2006-09-21 Thread [EMAIL PROTECTED]
Dennis Lee Bieber wrote:
> On Thu, 21 Sep 2006 15:34:21 +0800, "[EMAIL PROTECTED]"
> <[EMAIL PROTECTED]> declaimed the following in comp.lang.python:
>
>   
>> Is it possible that the program can save all running data to a file when 
>> I want it to stop, and can reload the data and continue to run from 
>> where it stops when the computer is free ?
>>
>> 
>   You'd have to write the code to save state, which means you'd have
> to be at a known resumable point... I suspect that, if you're nested
> into a recursive function, that will not be possible as you'd have to
> recreate the calling stack along with populating all know data.
>
>   It should be pointed out that "chaos theory" sort of got its start
> from an attempt at doing something similar -- saving a massive data
> array for later reloading.
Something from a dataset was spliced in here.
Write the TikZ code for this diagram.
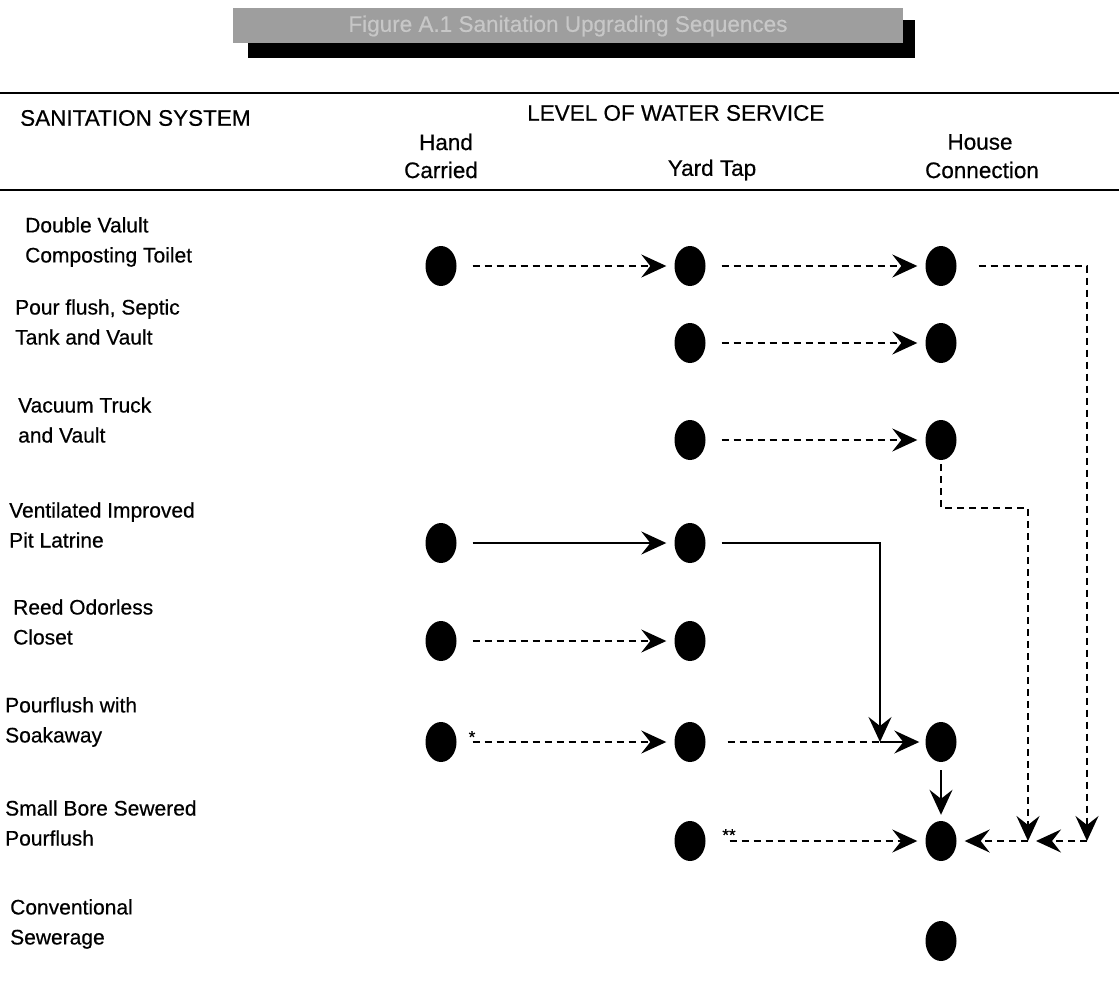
\documentclass[tikz,border=0pt]{standalone}
\usepackage{fontspec}
\setmainfont{Liberation Sans}[FakeBold=0.5]
\usetikzlibrary{arrows.meta,shapes.geometric}
\tikzstyle{dot}=[ellipse, fill=black, minimum width=31pt, minimum height=40pt, inner sep=0pt]
\tikzstyle{link}=[line width=2pt, dash pattern=on 7pt off 5pt]
\tikzstyle{pipe}=[line width=2pt]
\tikzstyle{tip}=[-{Stealth[length=25pt,width=23pt,inset=9pt]}]
\tikzstyle{gap}=[shorten <=16pt, shorten >=8pt]
\tikzstyle{sysname}=[anchor=west, align=left, inner sep=0pt, font=\fontsize{21}{30}\selectfont]
\tikzstyle{colhead}=[inner sep=0pt, font=\fontsize{22.5}{28}\selectfont]

\begin{document}
\begin{tikzpicture}[x=1pt, y=-1pt]
				\useasboundingbox (0,0) rectangle (1119,990);

				% title banner
				\fill[black] (248,20) rectangle (915,58);
				\fill[black!38] (233,8) rectangle (903,43);
				\node[colhead, text=black!22] (title) at (568,26) {Figure A.1 Sanitation Upgrading Sequences};

				% header
				\draw[line width=2.5pt] (0,93) -- (1119,93);
				\node[colhead, anchor=west] (sys) at (20,118) {SANITATION SYSTEM};
				\node[colhead, anchor=west] (lws) at (527,113) {LEVEL OF WATER SERVICE};
				\node[colhead] (hand) at (446,142) {Hand};
				\node[colhead] (carried) at (441,170) {Carried};
				\node[colhead] (yard) at (712,170) {Yard Tap};
				\node[colhead] (house) at (980,142) {House};
				\node[colhead] (conn) at (982,170) {Connection};
				\draw[line width=1.5pt] (0,190) -- (1119,190);

				% sanitation systems
				\node[sysname] (s1) at (25,242) {Double Valult\\Composting Toilet};
				\node[sysname] (s2) at (15,322) {Pour flush, Septic\\Tank and Vault};
				\node[sysname] (s3) at (18,420) {Vacuum Truck\\and Vault};
				\node[sysname] (s4) at (9,525) {Ventilated Improved\\Pit Latrine};
				\node[sysname] (s5) at (13,622) {Reed Odorless\\Closet};
				\node[sysname] (s6) at (5,722) {Pourflush with\\Soakaway};
				\node[sysname] (s7) at (5,823) {Small Bore Sewered\\Pourflush};
				\node[sysname] (s8) at (10,924) {Conventional\\Sewerage};

				% dots: hc = hand carried, yt = yard tap, hs = house connection
				\node[dot] (hc1) at (441,266) {};
				\node[dot] (yt1) at (690,266) {};
				\node[dot] (hs1) at (941,266) {};
				\node[dot] (yt2) at (690,343) {};
				\node[dot] (hs2) at (941,343) {};
				\node[dot] (yt3) at (690,440) {};
				\node[dot] (hs3) at (941,440) {};
				\node[dot] (hc4) at (441,543) {};
				\node[dot] (yt4) at (690,543) {};
				\node[dot] (hc5) at (441,641) {};
				\node[dot] (yt5) at (690,641) {};
				\node[dot] (hc6) at (441,742) {};
				\node[dot] (yt6) at (690,742) {};
				\node[dot] (hs6) at (941,742) {};
				\node[dot] (yt7) at (690,841) {};
				\node[dot] (hs7) at (941,841) {};
				\node[dot] (hs8) at (941,941) {};

				\coordinate (outA) at (1087,266);
				\coordinate (dropA) at (1087,841);
				\coordinate (kink) at (941,508);
				\coordinate (outB) at (1028,508);
				\coordinate (dropB) at (1028,841);
				\coordinate (turn) at (880,543);
				\coordinate (join) at (880,742);

				\node[inner sep=0pt, font=\fontsize{17}{17}\selectfont] (star) at (472,737) {*};
				\node[inner sep=0pt, font=\fontsize{17}{17}\selectfont] (stars) at (729,835) {**};

				\draw[link, tip, gap] (hc1) -- (yt1);
				\draw[link, tip, gap] (yt1) -- (hs1);
				\draw[link, tip, gap] (yt2) -- (hs2);
				\draw[link, tip, gap] (yt3) -- (hs3);
				\draw[pipe, tip, gap] (hc4) -- (yt4);
				\draw[link, tip, gap] (hc5) -- (yt5);
				\draw[link, tip, gap] (hc6) -- (yt6);
				\draw[link, tip, shorten <=24pt, shorten >=8pt] (yt7) -- (hs7);

				\draw[link, tip] ([xshift=22pt]hs1.east) -- (outA) -- (dropA);
				\draw[link, tip, shorten >=8pt] (dropA) -- (dropB);
				\draw[link, tip] ([yshift=-4pt]hs3.south) -- (kink) -- (outB) -- (dropB);
				\draw[link, tip, shorten >=8pt] (dropB) -- (hs7);

				\draw[pipe, tip] ([xshift=16pt]yt4.east) -- (turn) -- (join);
				\draw[link, shorten <=22pt] (yt6) -- (join);
				\draw[pipe, tip, shorten >=6pt] (join) -- (hs6);
				\draw[pipe, tip, shorten <=8pt, shorten >=6pt] (hs6) -- (hs7);
			\end{tikzpicture}
\end{document}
It turns out the saved data didn't have the
> full resolution of the computations, so the restart from the saved data
> diverged rapidly from where the prior run had been heading. (As I
> recall, it was a weather simulation in the late 60s early 70s, and the
> data was saved in single-precision text format -- meaning round-off
> errors on output/input; these days it would be the equivalent of the
> losses inherent in doing a long computation in 80-bit IEEE, but saving
> intermediates [for reload] in 64-bit IEEE).
>
>   The other option may not be available under most operating system...
> Namely a snapshot of the entire "core" of memory, so you can restore the
> machine /exactly/ to the state it had been at the time of the snapshot
> (this would probably affect everything on the machine -- all other
> programs, etc.)
>
>
>   Though if someone else have more information contradicting me, I'd
> be happy to hear it... 
>   
Thank you all!

Can objects be saved and reloaded by "Pickle"  ?  I have tried but no
success.

One of my friends tell me that VMware can save the current state of a
virtual machine by suspending it, and can restore the identical state
later. When a virtual machine is suspended , a file with a .vmss
extension is created(about 20M), which  contains the entire state of the
virtual machine. When you resume the virtual machine, its state is
restored from the .vmss file.

So can this method be implemented with python ?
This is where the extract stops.